Cassazione civile, sez. II, 19 maggio 2014, n. 10965
Con la sentenza in esame, la Suprema Corte di Cassazione conferma il principio di diritto precedentemente espresso nelle pronunce Cass. Civ. 25468/10 e 20332/07, secondo il quale la facoltà di domandare la risoluzione del contratto di vendita, attribuita dall’art. 1492 cod. civ. al compratore di una cosa affetta da vizi, ha natura di diritto potestativo, (…) ne consegue che la prescrizione dell’azione – fissata in un anno dall’art. 1495, terzo comma, cod. civ. – può essere utilmente interrotta soltanto dalla proposizione di domanda giudiziale e non anche mediante atti di costituzione in mora, che debbono consistere, per il disposto dell’art. 1219, primo comma, cod. civ., in una intimazione o richiesta di adempimento di un’obbligazione, previsioni che si attagliano ai diritti di credito e non anche ai diritti potestativi.
Sulla base di quanto così statuito, il supremo Collegio ritiene, quindi, esente da vizi di legittimità la decisione del Giudice del gravame che aveva rigettato la domanda di risoluzione contrattuale, avanzata dall’acquirente di un macchinario agricolo, per non essere stata la stessa proposta nel termine indicato dal codice civile, ovvero un anno dalla scoperta del vizio.

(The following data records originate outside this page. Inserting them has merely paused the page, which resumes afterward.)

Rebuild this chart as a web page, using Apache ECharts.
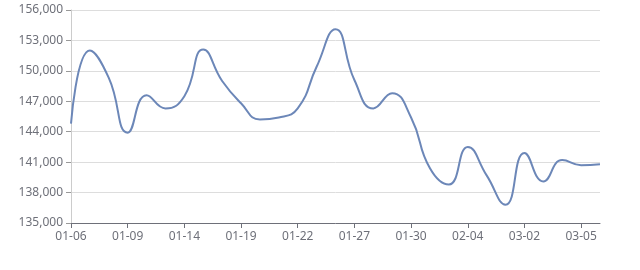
<!DOCTYPE html>
<html>
<head>
<meta charset="utf-8">
<script src="https://cdn.jsdelivr.net/npm/echarts@6/dist/echarts.min.js"></script>
<style>html,body{margin:0;padding:0;background:#fff}#c{width:640px;height:270px}</style>
</head>
<body>
<div id="c"></div>
<script>
const categories = ['01-06','01-07','01-08','01-09','01-12','01-13','01-14','01-15','01-16','01-19','01-20','01-21','01-22','01-23','01-26','01-27','01-28','01-29','01-30','02-02','02-03','02-04','02-05','02-06','03-02','03-03','03-04','03-05','03-06'];
const prices = [144800,152000,149300,143900,147600,146300,147500,152100,149000,146800,145200,145400,146300,150400,154100,149100,146300,147800,145400,140400,138800,142500,139700,136800,141900,139100,141200,140700,140800];
const yMin = 135000, yMax = 156000, yStep = 3000;

const chart = echarts.init(document.getElementById('c'));
chart.setOption({
  animation: false,
  grid: {left: 71, right: 40, top: 10, bottom: 47},
  xAxis: {
    type: 'category',
    data: categories,
    boundaryGap: false,
    axisLine: {lineStyle: {color: '#6e7079'}},
    axisTick: {alignWithLabel: true, interval: 2},
    axisLabel: {interval: 2, color: '#6e7079', fontSize: 12, margin: 8, fontFamily: 'Noto Sans'}
  },
  yAxis: {
    type: 'value',
    min: yMin, max: yMax, interval: yStep,
    axisLine: {show: true, lineStyle: {color: '#cccccc'}},
    axisTick: {show: true, lineStyle: {color: '#999999'}},
    splitLine: {lineStyle: {color: '#dddddd'}},
    axisLabel: {color: '#6e7079', fontSize: 12, fontFamily: 'Noto Sans',
      formatter: v => v.toLocaleString('en-US')}
  },
  series: [{
    type: 'line',
    data: prices,
    smooth: true,
    symbol: 'none',
    lineStyle: {color: '#6c87b8', width: 2}
  }]
});
</script>
</body>
</html>
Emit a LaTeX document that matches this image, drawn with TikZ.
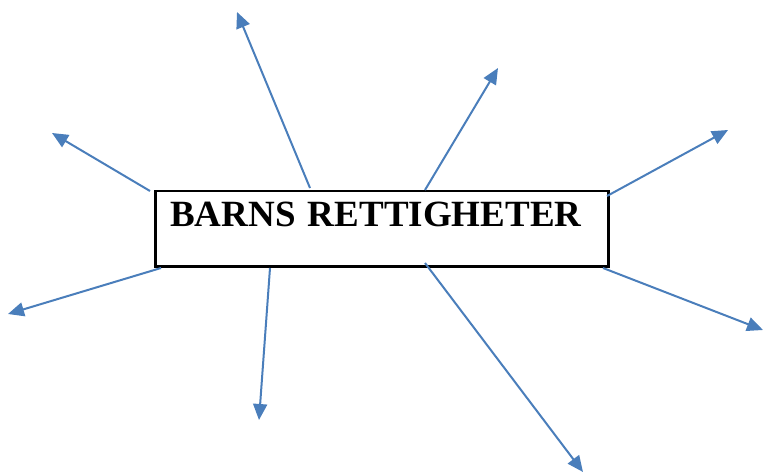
\documentclass[tikz,border=0pt]{standalone}
\usepackage{fontspec}
\setmainfont{Liberation Serif}
\usetikzlibrary{arrows.meta}
\definecolor{spokeblue}{RGB}{74,126,187}
\tikzset{
	titlebox/.style={draw=black, line width=2.5pt, align=left, text width=423pt,
		inner xsep=15pt, inner ysep=10pt, text height=25pt, text depth=30pt,
		font=\fontsize{37}{44}\selectfont\bfseries},
	spoke/.style={draw=spokeblue, line width=2pt, -{Triangle[length=16pt,width=14pt]}}
}

\begin{document}
\begin{tikzpicture}[x=1pt, y=-1pt]
      \useasboundingbox (0,0) rectangle (763,473);
      % the box
      \node[titlebox, anchor=north west] (rights) at (154,190) {BARNS RETTIGHETER};
      % arrows out of the box
      \foreach \n/\sx/\sy/\tx/\ty in {1/150/191/52/133, 2/310/188/237/12, 3/425/190/498/68,
                                       4/607/196/728/130, 5/603/268/763/330, 6/425/263/583/472,
                                       7/270/268/259/420, 8/161/268/8/314}
        {\coordinate (s\n) at (\sx,\sy); \coordinate (t\n) at (\tx,\ty); \draw[spoke] (s\n) -- (t\n);}
    \end{tikzpicture}
\end{document}
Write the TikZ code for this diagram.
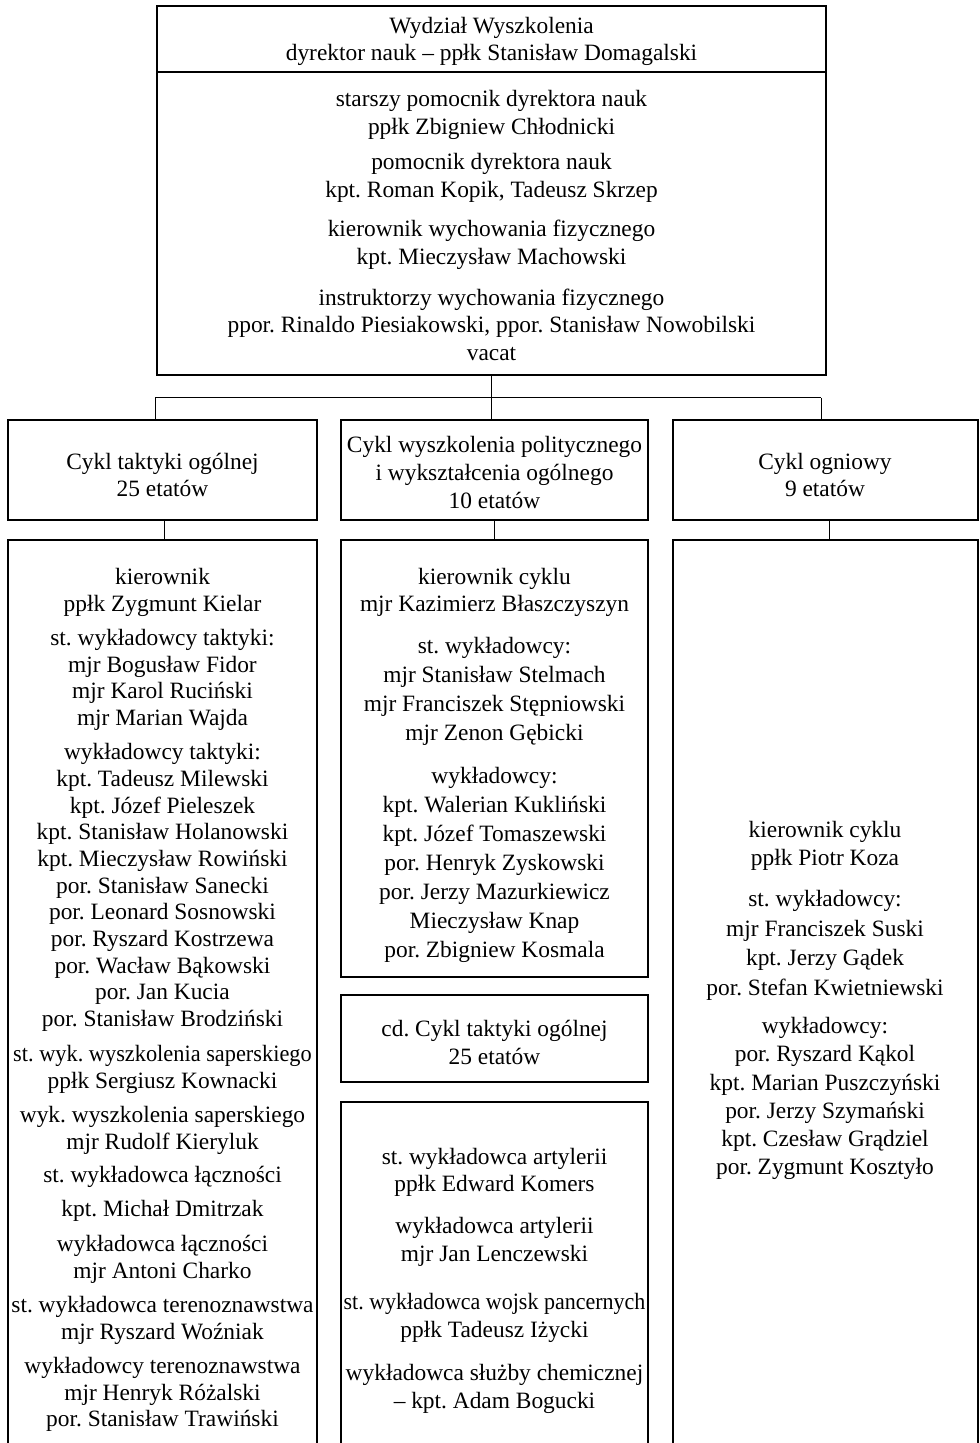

In particolare, la suprema Corte evidenzia che il riconoscimento dei vizi fatto da parte venditrice a seguito del denunciato cattivo funzionamento del bene non possa ritenersi sufficiente a eludere i perentori termini di prescrizione, come invece argomentato dalla difesa del ricorrente, poiché gli interventi effettuati dal tecnico di zona, (…), si riferivano ad altri problemi di funzionamento, tutti risolti, diversi da quelli posti a base dell’azione di risoluzione.
Così ragionando, la Corte di legittimità ritiene anche di escludere la sussistenza degli estremi della consegna di aliud pro alio che si determina qualora il bene venduto sia completamente diverso da quello pattuito in quanto, appartenendo ad un genere diverso, si riveli funzionalmente del tutto inidoneo ad assolvere la destinazione economico-sociale della res venduta e, quindi, a fornire l’utilità richiesta (Cass. 10916/11).
Infatti, non essendo il frantoio assolutamente privo delle caratteristiche funzionali necessarie a soddisfare i bisogni dell’acquirente, si può affermare che tale censura sia infondata in quanto, alla luce delle risultanze processuali, emerge chiaramente che il macchinario sia idoneo all’uso cui è destinato e presenti una resa estrattiva nella norma, come accertato in ripetute attestazioni sottoscritte in occasione di interventi di verifica, e che pertanto la dispersione di una quantità esigua di olio non possa far ritenere lo stesso inidoneo allo svolgimento delle funzioni sue proprie ma solo modestamente difettoso.